• **Provided records**
● ● ● ● ● ● ●

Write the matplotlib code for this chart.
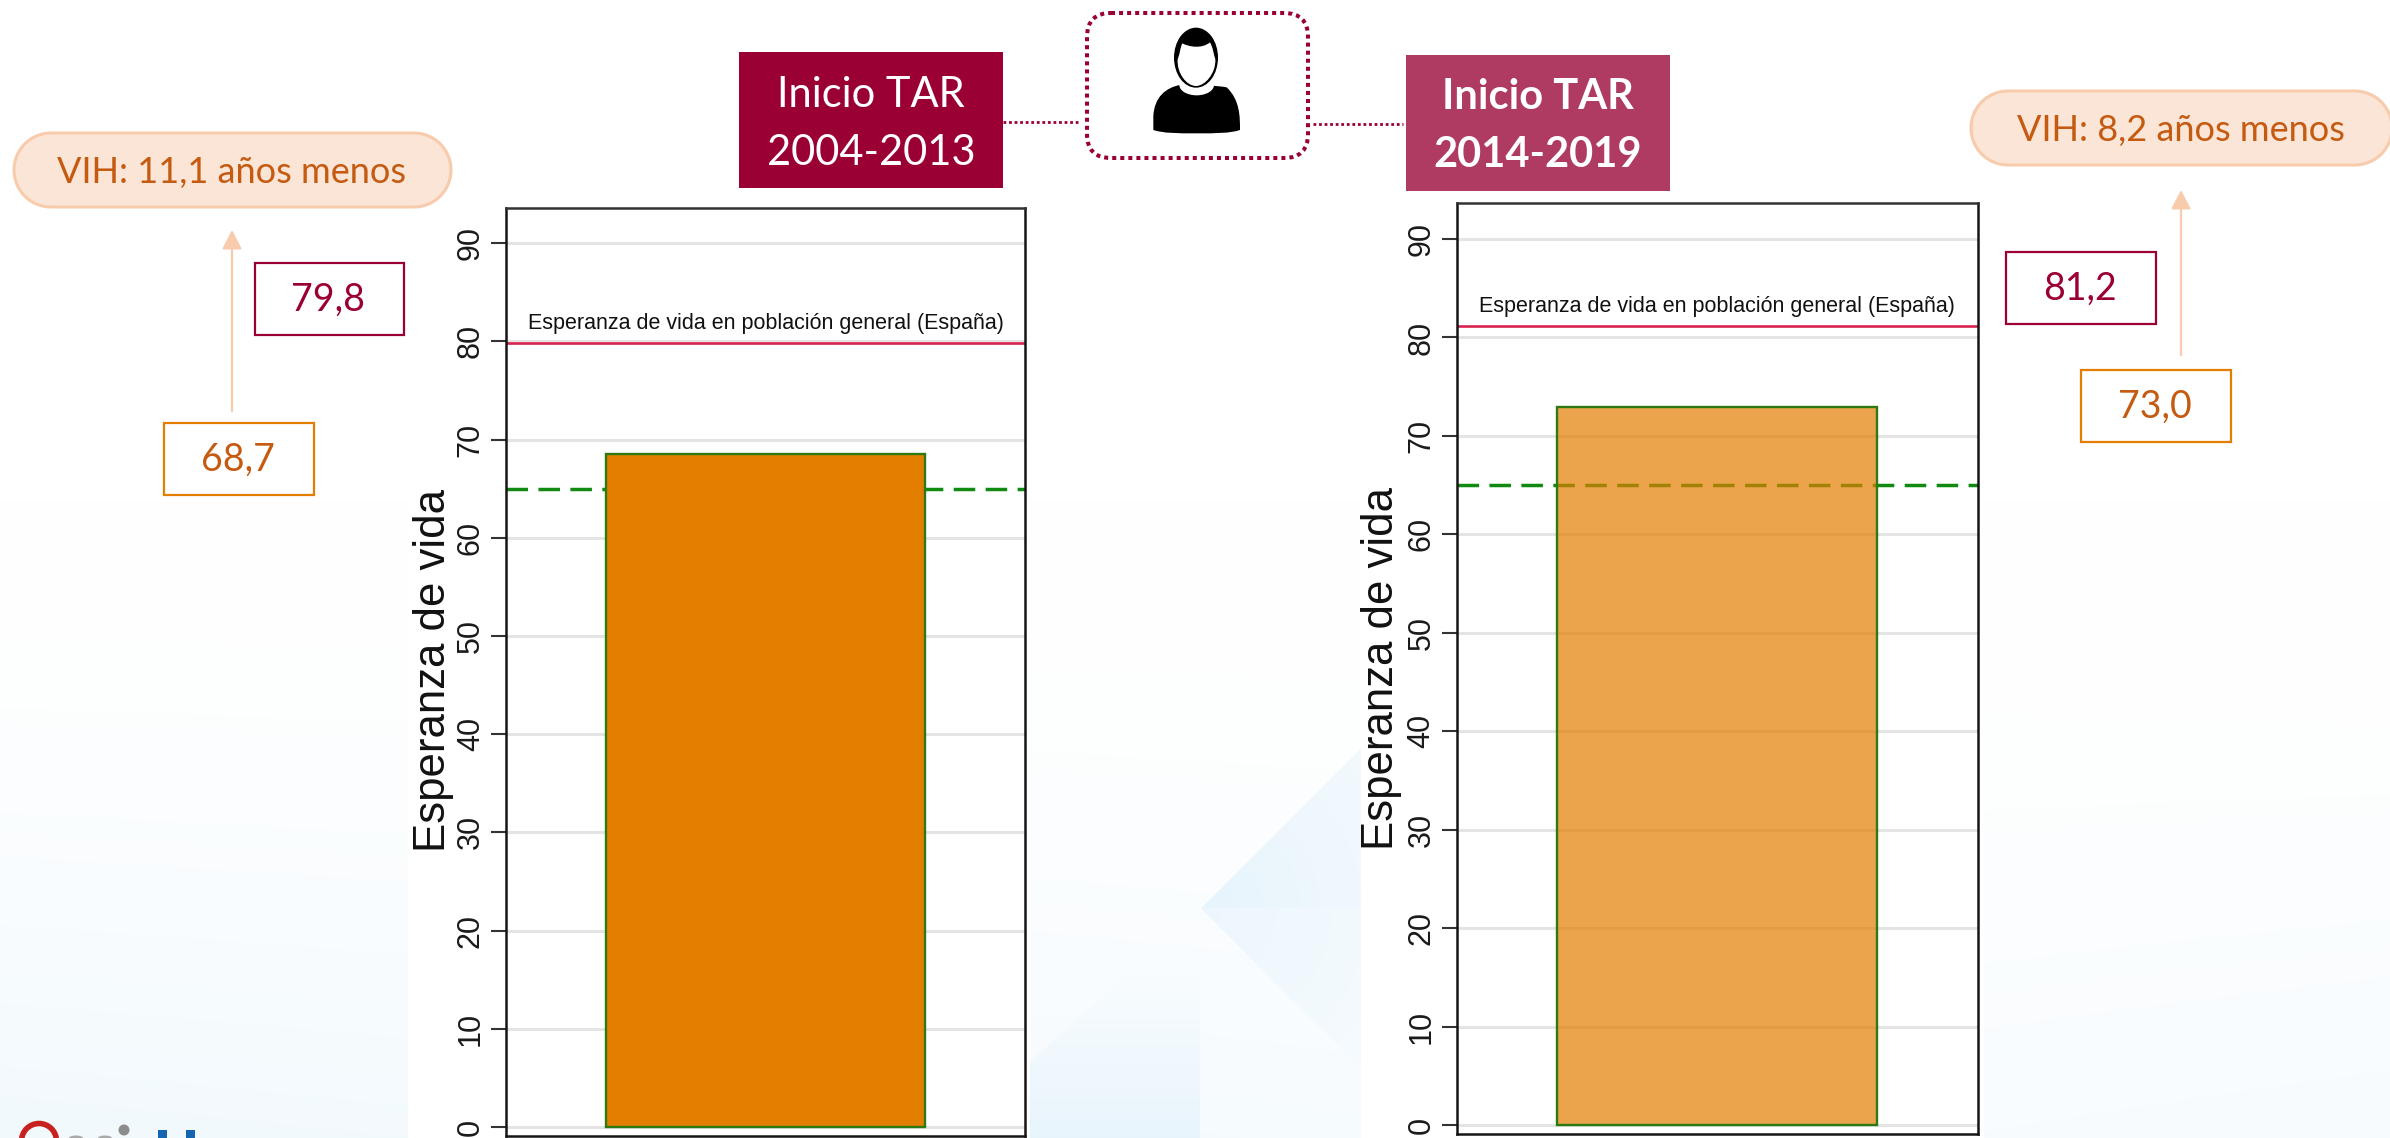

● ● ● ● ● ● ●

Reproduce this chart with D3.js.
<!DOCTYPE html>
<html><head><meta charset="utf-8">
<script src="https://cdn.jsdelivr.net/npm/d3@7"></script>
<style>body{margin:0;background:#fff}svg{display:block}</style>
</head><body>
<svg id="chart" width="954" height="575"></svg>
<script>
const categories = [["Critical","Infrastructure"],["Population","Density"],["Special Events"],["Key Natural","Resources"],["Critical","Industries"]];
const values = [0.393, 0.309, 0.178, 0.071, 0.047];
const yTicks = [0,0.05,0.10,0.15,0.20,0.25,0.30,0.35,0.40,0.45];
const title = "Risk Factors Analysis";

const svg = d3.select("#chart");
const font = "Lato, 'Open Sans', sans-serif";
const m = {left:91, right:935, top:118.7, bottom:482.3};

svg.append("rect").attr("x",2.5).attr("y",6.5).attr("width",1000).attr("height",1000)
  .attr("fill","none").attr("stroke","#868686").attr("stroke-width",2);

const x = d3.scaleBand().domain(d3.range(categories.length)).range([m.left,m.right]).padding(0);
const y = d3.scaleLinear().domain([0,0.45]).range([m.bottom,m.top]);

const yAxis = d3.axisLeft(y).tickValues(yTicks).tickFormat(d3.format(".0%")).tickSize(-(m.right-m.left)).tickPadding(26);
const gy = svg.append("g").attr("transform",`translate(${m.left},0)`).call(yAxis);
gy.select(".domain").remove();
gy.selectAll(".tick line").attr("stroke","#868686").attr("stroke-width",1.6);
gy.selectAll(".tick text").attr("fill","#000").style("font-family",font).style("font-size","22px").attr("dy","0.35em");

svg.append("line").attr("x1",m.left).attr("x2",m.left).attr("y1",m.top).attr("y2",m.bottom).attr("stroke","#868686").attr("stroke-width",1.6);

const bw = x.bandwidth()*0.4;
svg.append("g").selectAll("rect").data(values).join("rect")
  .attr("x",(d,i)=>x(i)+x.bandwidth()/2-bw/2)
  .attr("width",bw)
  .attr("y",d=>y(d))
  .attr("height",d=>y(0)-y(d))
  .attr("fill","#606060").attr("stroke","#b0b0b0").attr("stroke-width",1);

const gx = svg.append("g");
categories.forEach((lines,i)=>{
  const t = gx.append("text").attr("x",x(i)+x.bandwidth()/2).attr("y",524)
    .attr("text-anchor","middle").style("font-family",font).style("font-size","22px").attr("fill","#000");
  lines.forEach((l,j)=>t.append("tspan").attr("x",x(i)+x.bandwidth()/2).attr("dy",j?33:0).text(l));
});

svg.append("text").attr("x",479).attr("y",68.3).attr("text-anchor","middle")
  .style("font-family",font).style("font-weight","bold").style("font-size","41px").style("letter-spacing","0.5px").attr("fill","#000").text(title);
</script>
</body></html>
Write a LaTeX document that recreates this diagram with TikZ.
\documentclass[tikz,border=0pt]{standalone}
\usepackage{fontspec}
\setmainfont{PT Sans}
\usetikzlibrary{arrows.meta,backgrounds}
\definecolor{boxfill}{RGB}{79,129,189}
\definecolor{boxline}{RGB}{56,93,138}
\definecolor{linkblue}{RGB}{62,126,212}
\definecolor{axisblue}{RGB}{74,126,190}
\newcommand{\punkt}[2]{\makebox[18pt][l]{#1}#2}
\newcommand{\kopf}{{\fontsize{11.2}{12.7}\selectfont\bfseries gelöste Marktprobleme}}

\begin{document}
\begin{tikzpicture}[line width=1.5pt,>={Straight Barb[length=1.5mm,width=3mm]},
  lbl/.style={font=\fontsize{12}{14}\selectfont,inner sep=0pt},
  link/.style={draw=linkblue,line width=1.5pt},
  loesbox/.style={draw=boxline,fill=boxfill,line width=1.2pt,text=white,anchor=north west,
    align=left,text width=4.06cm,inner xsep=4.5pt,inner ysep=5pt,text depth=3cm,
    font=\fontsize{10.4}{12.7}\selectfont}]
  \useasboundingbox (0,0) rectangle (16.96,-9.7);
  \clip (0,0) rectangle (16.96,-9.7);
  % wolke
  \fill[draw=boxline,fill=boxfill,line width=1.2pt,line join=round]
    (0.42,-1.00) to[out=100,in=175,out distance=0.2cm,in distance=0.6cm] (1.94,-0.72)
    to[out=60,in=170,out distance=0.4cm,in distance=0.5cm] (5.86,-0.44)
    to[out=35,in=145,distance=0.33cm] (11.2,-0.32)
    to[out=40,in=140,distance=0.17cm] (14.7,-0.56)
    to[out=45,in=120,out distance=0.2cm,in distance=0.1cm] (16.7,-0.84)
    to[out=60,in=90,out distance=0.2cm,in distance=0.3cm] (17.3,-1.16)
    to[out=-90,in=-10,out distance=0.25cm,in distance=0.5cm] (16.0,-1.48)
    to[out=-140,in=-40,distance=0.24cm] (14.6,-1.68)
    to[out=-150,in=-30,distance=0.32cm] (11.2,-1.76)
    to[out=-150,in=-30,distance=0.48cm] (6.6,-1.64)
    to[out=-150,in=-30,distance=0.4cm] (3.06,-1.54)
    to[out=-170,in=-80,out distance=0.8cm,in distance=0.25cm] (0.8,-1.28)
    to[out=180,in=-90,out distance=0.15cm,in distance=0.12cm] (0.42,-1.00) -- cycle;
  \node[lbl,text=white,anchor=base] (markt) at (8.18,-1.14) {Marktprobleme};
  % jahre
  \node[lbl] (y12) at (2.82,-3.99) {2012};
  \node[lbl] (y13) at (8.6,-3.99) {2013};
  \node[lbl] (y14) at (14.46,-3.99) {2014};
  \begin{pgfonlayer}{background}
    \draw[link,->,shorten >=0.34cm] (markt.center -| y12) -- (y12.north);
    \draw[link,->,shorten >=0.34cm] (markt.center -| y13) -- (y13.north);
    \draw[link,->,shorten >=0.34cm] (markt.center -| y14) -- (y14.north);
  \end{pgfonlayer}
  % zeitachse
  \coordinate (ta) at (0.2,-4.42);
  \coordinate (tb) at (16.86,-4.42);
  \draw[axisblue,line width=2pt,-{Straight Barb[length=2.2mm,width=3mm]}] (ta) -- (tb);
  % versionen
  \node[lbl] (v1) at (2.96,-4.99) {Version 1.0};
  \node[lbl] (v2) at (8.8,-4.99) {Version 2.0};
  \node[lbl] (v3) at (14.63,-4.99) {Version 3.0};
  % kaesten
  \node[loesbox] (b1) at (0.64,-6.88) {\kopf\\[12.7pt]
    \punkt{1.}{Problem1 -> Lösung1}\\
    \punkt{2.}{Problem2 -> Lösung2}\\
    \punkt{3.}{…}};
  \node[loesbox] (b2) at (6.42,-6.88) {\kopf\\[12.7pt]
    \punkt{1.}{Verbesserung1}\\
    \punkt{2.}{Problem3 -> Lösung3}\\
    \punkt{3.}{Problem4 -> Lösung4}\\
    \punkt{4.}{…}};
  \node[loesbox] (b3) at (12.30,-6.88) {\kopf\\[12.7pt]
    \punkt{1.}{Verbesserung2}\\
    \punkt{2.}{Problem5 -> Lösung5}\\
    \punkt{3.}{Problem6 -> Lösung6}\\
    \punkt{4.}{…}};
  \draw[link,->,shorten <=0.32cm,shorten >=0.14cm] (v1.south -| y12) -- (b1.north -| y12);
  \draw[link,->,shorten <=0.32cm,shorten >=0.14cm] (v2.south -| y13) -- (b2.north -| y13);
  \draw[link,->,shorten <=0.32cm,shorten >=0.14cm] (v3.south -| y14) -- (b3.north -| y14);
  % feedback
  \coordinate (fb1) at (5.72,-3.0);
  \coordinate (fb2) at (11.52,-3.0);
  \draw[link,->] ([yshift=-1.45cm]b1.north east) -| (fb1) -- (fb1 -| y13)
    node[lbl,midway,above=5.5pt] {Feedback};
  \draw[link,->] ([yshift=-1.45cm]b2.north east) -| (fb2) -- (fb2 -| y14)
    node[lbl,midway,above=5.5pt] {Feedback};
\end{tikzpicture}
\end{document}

● ● ● ● ● ● ●

• **The request**
Filter the entries down to the lines containing "Write". Copy each of those lines.

• **Response to the task**
Write the matplotlib code for this chart.
Write a LaTeX document that recreates this diagram with TikZ.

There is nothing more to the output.